WRITTEN REQUEST
Quote the listing below in its entirety, omitting every image.

----

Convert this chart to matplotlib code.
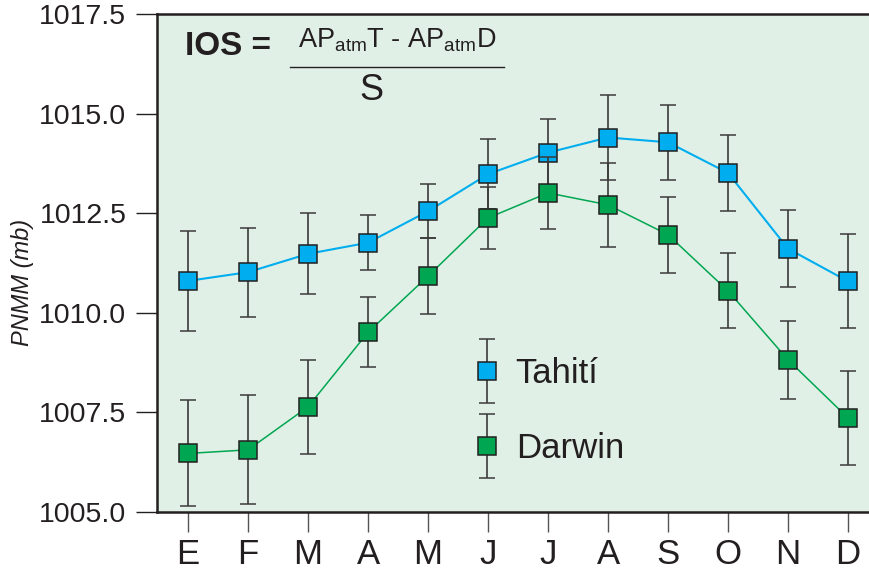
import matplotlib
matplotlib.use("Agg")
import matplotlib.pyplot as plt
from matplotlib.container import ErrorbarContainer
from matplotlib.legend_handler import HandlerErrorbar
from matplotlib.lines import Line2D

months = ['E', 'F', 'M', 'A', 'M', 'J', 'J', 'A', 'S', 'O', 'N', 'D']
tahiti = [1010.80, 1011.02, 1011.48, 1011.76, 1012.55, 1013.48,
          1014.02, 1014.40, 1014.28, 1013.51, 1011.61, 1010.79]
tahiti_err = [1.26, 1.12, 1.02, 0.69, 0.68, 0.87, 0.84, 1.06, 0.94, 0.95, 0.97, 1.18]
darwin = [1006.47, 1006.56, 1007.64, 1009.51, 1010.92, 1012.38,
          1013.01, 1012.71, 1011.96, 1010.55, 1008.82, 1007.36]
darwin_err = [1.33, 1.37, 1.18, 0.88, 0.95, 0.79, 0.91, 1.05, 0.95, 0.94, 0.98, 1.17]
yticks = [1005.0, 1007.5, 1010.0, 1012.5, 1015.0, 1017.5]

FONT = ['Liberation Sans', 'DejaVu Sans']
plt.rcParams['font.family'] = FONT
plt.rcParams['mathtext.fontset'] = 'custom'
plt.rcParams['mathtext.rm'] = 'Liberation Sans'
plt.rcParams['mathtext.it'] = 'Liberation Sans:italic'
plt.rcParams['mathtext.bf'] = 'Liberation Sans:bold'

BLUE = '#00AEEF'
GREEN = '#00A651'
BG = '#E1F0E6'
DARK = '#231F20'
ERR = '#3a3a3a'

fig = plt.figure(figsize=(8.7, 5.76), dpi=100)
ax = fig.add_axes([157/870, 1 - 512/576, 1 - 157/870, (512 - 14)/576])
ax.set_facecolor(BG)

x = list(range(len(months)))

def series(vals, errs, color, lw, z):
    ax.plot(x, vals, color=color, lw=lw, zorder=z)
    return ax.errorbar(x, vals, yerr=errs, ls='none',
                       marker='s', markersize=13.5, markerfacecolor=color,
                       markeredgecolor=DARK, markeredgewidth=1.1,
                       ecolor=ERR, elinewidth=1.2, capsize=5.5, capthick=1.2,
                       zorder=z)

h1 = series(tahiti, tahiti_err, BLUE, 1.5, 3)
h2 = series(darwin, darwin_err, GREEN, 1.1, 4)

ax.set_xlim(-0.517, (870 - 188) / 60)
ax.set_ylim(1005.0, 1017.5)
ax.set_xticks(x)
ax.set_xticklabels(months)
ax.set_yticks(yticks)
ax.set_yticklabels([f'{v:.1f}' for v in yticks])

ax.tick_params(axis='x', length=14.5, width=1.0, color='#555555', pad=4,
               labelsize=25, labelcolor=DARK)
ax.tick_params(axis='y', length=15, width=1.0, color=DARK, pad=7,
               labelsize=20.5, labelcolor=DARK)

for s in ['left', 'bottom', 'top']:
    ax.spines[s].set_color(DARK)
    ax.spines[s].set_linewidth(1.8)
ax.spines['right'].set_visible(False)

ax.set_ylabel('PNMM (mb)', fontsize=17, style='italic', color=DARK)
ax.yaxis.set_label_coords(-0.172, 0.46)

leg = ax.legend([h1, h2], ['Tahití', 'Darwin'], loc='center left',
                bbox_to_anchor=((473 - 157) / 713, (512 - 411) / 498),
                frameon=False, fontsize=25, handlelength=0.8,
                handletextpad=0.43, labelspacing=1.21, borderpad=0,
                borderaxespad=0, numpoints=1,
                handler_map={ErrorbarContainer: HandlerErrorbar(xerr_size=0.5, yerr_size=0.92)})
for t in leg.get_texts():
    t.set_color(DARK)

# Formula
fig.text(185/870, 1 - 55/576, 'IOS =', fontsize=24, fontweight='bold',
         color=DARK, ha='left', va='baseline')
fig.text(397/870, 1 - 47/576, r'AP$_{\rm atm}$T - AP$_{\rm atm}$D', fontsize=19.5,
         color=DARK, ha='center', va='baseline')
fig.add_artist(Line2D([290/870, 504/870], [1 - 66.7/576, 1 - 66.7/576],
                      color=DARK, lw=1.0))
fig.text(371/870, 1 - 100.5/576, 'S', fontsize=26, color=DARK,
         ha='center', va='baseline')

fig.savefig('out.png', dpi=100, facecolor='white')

----

FULL RESPONSE
Convert this chart to matplotlib code.
import matplotlib
matplotlib.use("Agg")
import matplotlib.pyplot as plt
from matplotlib.container import ErrorbarContainer
from matplotlib.legend_handler import HandlerErrorbar
from matplotlib.lines import Line2D

months = ['E', 'F', 'M', 'A', 'M', 'J', 'J', 'A', 'S', 'O', 'N', 'D']
tahiti = [1010.80, 1011.02, 1011.48, 1011.76, 1012.55, 1013.48,
          1014.02, 1014.40, 1014.28, 1013.51, 1011.61, 1010.79]
tahiti_err = [1.26, 1.12, 1.02, 0.69, 0.68, 0.87, 0.84, 1.06, 0.94, 0.95, 0.97, 1.18]
darwin = [1006.47, 1006.56, 1007.64, 1009.51, 1010.92, 1012.38,
          1013.01, 1012.71, 1011.96, 1010.55, 1008.82, 1007.36]
darwin_err = [1.33, 1.37, 1.18, 0.88, 0.95, 0.79, 0.91, 1.05, 0.95, 0.94, 0.98, 1.17]
yticks = [1005.0, 1007.5, 1010.0, 1012.5, 1015.0, 1017.5]

FONT = ['Liberation Sans', 'DejaVu Sans']
plt.rcParams['font.family'] = FONT
plt.rcParams['mathtext.fontset'] = 'custom'
plt.rcParams['mathtext.rm'] = 'Liberation Sans'
plt.rcParams['mathtext.it'] = 'Liberation Sans:italic'
plt.rcParams['mathtext.bf'] = 'Liberation Sans:bold'

BLUE = '#00AEEF'
GREEN = '#00A651'
BG = '#E1F0E6'
DARK = '#231F20'
ERR = '#3a3a3a'

fig = plt.figure(figsize=(8.7, 5.76), dpi=100)
ax = fig.add_axes([157/870, 1 - 512/576, 1 - 157/870, (512 - 14)/576])
ax.set_facecolor(BG)

x = list(range(len(months)))

def series(vals, errs, color, lw, z):
    ax.plot(x, vals, color=color, lw=lw, zorder=z)
    return ax.errorbar(x, vals, yerr=errs, ls='none',
                       marker='s', markersize=13.5, markerfacecolor=color,
                       markeredgecolor=DARK, markeredgewidth=1.1,
                       ecolor=ERR, elinewidth=1.2, capsize=5.5, capthick=1.2,
                       zorder=z)

h1 = series(tahiti, tahiti_err, BLUE, 1.5, 3)
h2 = series(darwin, darwin_err, GREEN, 1.1, 4)

ax.set_xlim(-0.517, (870 - 188) / 60)
ax.set_ylim(1005.0, 1017.5)
ax.set_xticks(x)
ax.set_xticklabels(months)
ax.set_yticks(yticks)
ax.set_yticklabels([f'{v:.1f}' for v in yticks])

ax.tick_params(axis='x', length=14.5, width=1.0, color='#555555', pad=4,
               labelsize=25, labelcolor=DARK)
ax.tick_params(axis='y', length=15, width=1.0, color=DARK, pad=7,
               labelsize=20.5, labelcolor=DARK)

for s in ['left', 'bottom', 'top']:
    ax.spines[s].set_color(DARK)
    ax.spines[s].set_linewidth(1.8)
ax.spines['right'].set_visible(False)

ax.set_ylabel('PNMM (mb)', fontsize=17, style='italic', color=DARK)
ax.yaxis.set_label_coords(-0.172, 0.46)

leg = ax.legend([h1, h2], ['Tahití', 'Darwin'], loc='center left',
                bbox_to_anchor=((473 - 157) / 713, (512 - 411) / 498),
                frameon=False, fontsize=25, handlelength=0.8,
                handletextpad=0.43, labelspacing=1.21, borderpad=0,
                borderaxespad=0, numpoints=1,
                handler_map={ErrorbarContainer: HandlerErrorbar(xerr_size=0.5, yerr_size=0.92)})
for t in leg.get_texts():
    t.set_color(DARK)

# Formula
fig.text(185/870, 1 - 55/576, 'IOS =', fontsize=24, fontweight='bold',
         color=DARK, ha='left', va='baseline')
fig.text(397/870, 1 - 47/576, r'AP$_{\rm atm}$T - AP$_{\rm atm}$D', fontsize=19.5,
         color=DARK, ha='center', va='baseline')
fig.add_artist(Line2D([290/870, 504/870], [1 - 66.7/576, 1 - 66.7/576],
                      color=DARK, lw=1.0))
fig.text(371/870, 1 - 100.5/576, 'S', fontsize=26, color=DARK,
         ha='center', va='baseline')

fig.savefig('out.png', dpi=100, facecolor='white')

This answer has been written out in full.